3rd Party Serializers #
If you use a custom type in your Flink program which cannot be serialized by the Flink type serializer, Flink falls back to using the generic Kryo serializer. You may register your own serializer or a serialization system like Google Protobuf or Apache Thrift with Kryo. To do that, simply register the type class and the serializer via the configuration option pipeline.serialization-config:
pipeline.serialization-config:
- org.example.MyCustomType: {type: kryo, kryo-type: registered, class: org.example.MyCustomSerializer}
You could also programmatically set it as follows:
Configuration config = new Configuration();
// register the class of the serializer as serializer for a type
config.set(PipelineOptions.SERIALIZATION_CONFIG,
"[org.example.MyCustomType: {type: kryo, kryo-type: registered, class: org.example.MyCustomSerializer}]");
StreamExecutionEnvironment env = StreamExecutionEnvironment.getExecutionEnvironment(config);
Note that your custom serializer has to extend Kryo’s Serializer class. In the case of Google Protobuf or Apache Thrift, this has already been done for you.

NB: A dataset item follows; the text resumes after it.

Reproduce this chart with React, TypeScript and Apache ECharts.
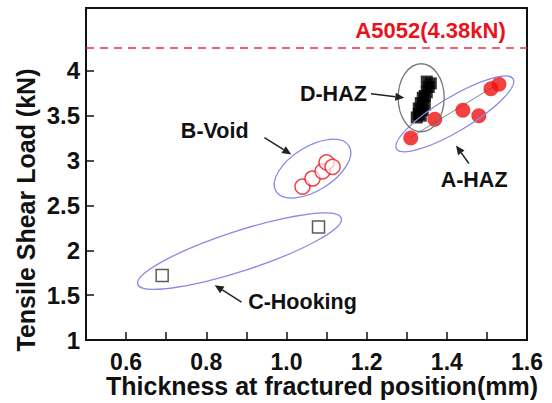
import React, { useEffect, useRef } from "react";
import * as echarts from "echarts";

// ---- data ----
const xLabelValues = [0.6, 0.8, 1.0, 1.2, 1.4, 1.6];
const yTickValues = [1, 1.5, 2, 2.5, 3, 3.5, 4];
const aHaz = [
  [1.31, 3.25],
  [1.37, 3.46],
  [1.44, 3.56],
  [1.48, 3.5],
  [1.51, 3.8],
  [1.53, 3.85],
];
const aHazTrend = [
  [1.31, 3.26],
  [1.53, 3.86],
];
const bVoid = [
  [1.04, 2.71],
  [1.065, 2.8],
  [1.09, 2.88],
  [1.1, 2.98],
  [1.115, 2.93],
];
const cHooking = [
  [0.69, 1.72],
  [1.08, 2.26],
];
const dHaz = [
  [1.325, 3.48],
  [1.33, 3.52],
  [1.335, 3.5],
  [1.33, 3.58],
  [1.34, 3.56],
  [1.335, 3.64],
  [1.345, 3.62],
  [1.34, 3.7],
  [1.345, 3.72],
  [1.35, 3.76],
  [1.355, 3.82],
  [1.36, 3.86],
  [1.35, 3.88],
];
const a5052Value = 4.26;
const a5052Label = "A5052(4.38kN)";
const xAxisName = "Thickness at fractured position(mm)";
const yAxisName = "Tensile Shear Load (kN)";

// annotations (data coordinates)
const groupEllipses = [
  { c: [1.42, 3.52], rx: 68, ry: 17, deg: 31, color: "#8a8ae6" },
  { c: [1.065, 2.91], rx: 43, ry: 22, deg: 32, color: "#8a8ae6" },
  { c: [0.883, 1.99], rx: 107, ry: 20, deg: 18, color: "#8a8ae6" },
  { c: [1.336, 3.7], rx: 23, ry: 34, deg: 0, color: "#777777" },
];
const groupLabels = [
  { text: "D-HAZ", at: [1.117, 3.744], tail: [1.211, 3.744], head: [1.294, 3.7] },
  { text: "B-Void", at: [0.821, 3.333], tail: [0.945, 3.256], head: [1.012, 3.067] },
  { text: "A-HAZ", at: [1.468, 2.778], tail: [1.455, 2.967], head: [1.423, 3.167] },
  { text: "C-Hooking", at: [1.04, 1.422], tail: [0.888, 1.422], head: [0.821, 1.611] },
];
const a5052LabelAt = [1.547, 4.444];

const FONT = "'Liberation Sans', Arial, sans-serif";

export default function App() {
  const ref = useRef<HTMLDivElement>(null);
  useEffect(() => {
    if (!ref.current) return;
    const chart = echarts.init(ref.current, undefined, { renderer: "svg" });
    chart.setOption({
      animation: false,
      backgroundColor: "#ffffff",
      grid: {
        left: 86,
        right: 25,
        top: 8,
        bottom: 63,
        show: true,
        borderColor: "#111",
        borderWidth: 2,
        backgroundColor: "transparent",
      },
      xAxis: {
        type: "value",
        min: 0.5,
        max: 1.6,
        interval: 0.1,
        axisLine: { show: true, lineStyle: { color: "#111", width: 2 } },
        axisTick: { show: true, inside: true, length: 8, lineStyle: { color: "#111", width: 1.5 } },
        axisLabel: {
          fontFamily: FONT,
          fontWeight: "bold",
          fontSize: 23,
          color: "#111",
          margin: 10,
          formatter: (v: number) => {
            const hit = xLabelValues.find((t) => Math.abs(t - v) < 1e-6);
            return hit !== undefined ? hit.toFixed(1) : "";
          },
        },
        splitLine: { show: false },
      },
      yAxis: {
        type: "value",
        min: 1,
        max: 4.7,
        interval: 0.5,
        axisLine: { show: true, lineStyle: { color: "#111", width: 2 } },
        axisTick: {
          show: true,
          inside: true,
          length: 8,
          lineStyle: { color: "#111", width: 1.5 },
          customValues: yTickValues,
        },
        axisLabel: {
          fontFamily: FONT,
          fontWeight: "bold",
          fontSize: 24,
          color: "#111",
          margin: 6,
          customValues: yTickValues,
          formatter: (v: number) =>
            yTickValues.some((t) => Math.abs(t - v) < 1e-6) ? String(v) : "",
        },
        splitLine: { show: false },
      },
      series: [
        {
          type: "line",
          data: aHazTrend,
          symbol: "none",
          lineStyle: { color: "#888", width: 1 },
          z: 1,
          markLine: {
            silent: true,
            symbol: "none",
            label: { show: false },
            lineStyle: { color: "#e8323a", type: [8, 6], width: 1.5 },
            data: [{ yAxis: a5052Value }],
          },
        },
        {
          type: "scatter",
          name: "C-Hooking",
          data: cHooking,
          symbol: "rect",
          symbolSize: 12,
          itemStyle: { color: "#ffffff", borderColor: "#333", borderWidth: 1.5 },
        },
        {
          type: "scatter",
          name: "B-Void",
          data: bVoid,
          symbol: "circle",
          symbolSize: 15,
          itemStyle: { color: "rgba(255,255,255,0.85)", borderColor: "#e8141c", borderWidth: 1.5 },
        },
        {
          type: "scatter",
          name: "D-HAZ",
          data: dHaz,
          symbol: "rect",
          symbolSize: 12,
          itemStyle: { color: "#000000" },
          z: 3,
        },
        {
          type: "scatter",
          name: "A-HAZ",
          data: aHaz,
          symbol: "circle",
          symbolSize: 15,
          itemStyle: { color: "#f01010" },
          z: 4,
        },
      ],
    });

    const px = (p: number[]) => chart.convertToPixel({ gridIndex: 0 }, p) as number[];
    const graphics: any[] = [];
    groupEllipses.forEach((e) => {
      const [cx, cy] = px(e.c);
      graphics.push({
        type: "ellipse",
        x: cx,
        y: cy,
        rotation: (e.deg * Math.PI) / 180,
        shape: { cx: 0, cy: 0, rx: e.rx, ry: e.ry },
        style: { fill: "none", stroke: e.color, lineWidth: 1.3 },
        z: 10,
      });
    });
    groupLabels.forEach((l) => {
      const [lx, ly] = px(l.at);
      const [tx, ty] = px(l.tail);
      const [hx, hy] = px(l.head);
      graphics.push({
        type: "text",
        x: lx,
        y: ly,
        style: {
          text: l.text,
          fontFamily: FONT,
          fontWeight: "bold",
          fontSize: 21.5,
          fill: "#111",
          align: "center",
          verticalAlign: "middle",
        },
        z: 12,
      });
      const ang = Math.atan2(hy - ty, hx - tx);
      const len = 9;
      const hw = 4;
      const bx = hx - len * Math.cos(ang);
      const by = hy - len * Math.sin(ang);
      const nx = -Math.sin(ang);
      const ny = Math.cos(ang);
      graphics.push({
        type: "line",
        shape: { x1: tx, y1: ty, x2: bx, y2: by },
        style: { stroke: "#222", lineWidth: 1.5 },
        z: 12,
      });
      graphics.push({
        type: "polygon",
        shape: {
          points: [
            [hx, hy],
            [bx + nx * hw, by + ny * hw],
            [bx - nx * hw, by - ny * hw],
          ],
        },
        style: { fill: "#222" },
        z: 12,
      });
    });
    const [ax, ay] = px(a5052LabelAt);
    graphics.push({
      type: "text",
      x: ax,
      y: ay,
      style: {
        text: a5052Label,
        fontFamily: FONT,
        fontWeight: "bold",
        fontSize: 22,
        fill: "#e8141c",
        align: "right",
        verticalAlign: "middle",
      },
      z: 12,
    });
    // axis titles
    graphics.push({
      type: "text",
      x: 322,
      y: 386,
      style: {
        text: xAxisName,
        fontFamily: FONT,
        fontWeight: "bold",
        fontSize: 25,
        fill: "#111",
        align: "center",
        verticalAlign: "middle",
      },
      z: 12,
    });
    graphics.push({
      type: "text",
      x: 26,
      y: 210,
      rotation: Math.PI / 2,
      style: {
        text: yAxisName,
        fontFamily: FONT,
        fontWeight: "bold",
        fontSize: 25,
        fill: "#111",
        align: "center",
        verticalAlign: "middle",
      },
      z: 12,
    });
    chart.setOption({ graphic: graphics });

    return () => chart.dispose();
  }, []);
  return (
    <div
      ref={ref}
      style={{ position: "fixed", left: 0, top: 0, width: 552, height: 403, background: "#fff" }}
    />
  );
}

pipeline.serialization-config:
# register the Google Protobuf serializer with Kryo
- org.example.MyCustomProtobufType: {type: kryo, kryo-type: registered, class: com.twitter.chill.protobuf.ProtobufSerializer}
# register the serializer included with Apache Thrift as the standard serializer
# TBaseSerializer states it should be initialized as a default Kryo serializer
- org.example.MyCustomThriftType: {type: kryo, kryo-type: default, class: com.twitter.chill.thrift.TBaseSerializer}
For the above example to work, you need to include the necessary dependencies in your Maven project file (pom.xml). In the dependency section, add the following for Apache Thrift:
<dependency>
<groupId>com.twitter</groupId>
<artifactId>chill-thrift</artifactId>
<version>0.7.6</version>
<!-- exclusions for dependency conversion -->
<exclusions>
<exclusion>
<groupId>com.esotericsoftware.kryo</groupId>
<artifactId>kryo</artifactId>
</exclusion>
</exclusions>
</dependency>
<!-- libthrift is required by chill-thrift -->
<dependency>
<groupId>org.apache.thrift</groupId>
<artifactId>libthrift</artifactId>
<version>0.11.0</version>
<exclusions>
<exclusion>
<groupId>javax.servlet</groupId>
<artifactId>servlet-api</artifactId>
</exclusion>
<exclusion>
<groupId>org.apache.httpcomponents</groupId>
<artifactId>httpclient</artifactId>
</exclusion>
</exclusions>
</dependency>
For Google Protobuf you need the following Maven dependency:
<dependency>
<groupId>com.twitter</groupId>
<artifactId>chill-protobuf</artifactId>
<version>0.7.6</version>
<!-- exclusions for dependency conversion -->
<exclusions>
<exclusion>
<groupId>com.esotericsoftware.kryo</groupId>
<artifactId>kryo</artifactId>
</exclusion>
</exclusions>
</dependency>
<!-- We need protobuf for chill-protobuf -->
<dependency>
<groupId>com.google.protobuf</groupId>
<artifactId>protobuf-java</artifactId>
<version>3.7.0</version>
</dependency>
Please adjust the versions of both libraries as needed.
Issue with using Kryo’s JavaSerializer
#
If you register Kryo’s JavaSerializer
for your custom type, you may
encounter ClassNotFoundException
s even though your custom type class is
included in the submitted user code jar. This is due to a know issue with
Kryo’s JavaSerializer
, which may incorrectly use the wrong classloader.
In this case, you should use org.apache.flink.api.java.typeutils.runtime.kryo.JavaSerializer
instead to resolve the issue. This is a reimplemented JavaSerializer
in Flink
that makes sure the user code classloader is used.
Please refer to FLINK-6025 for more details.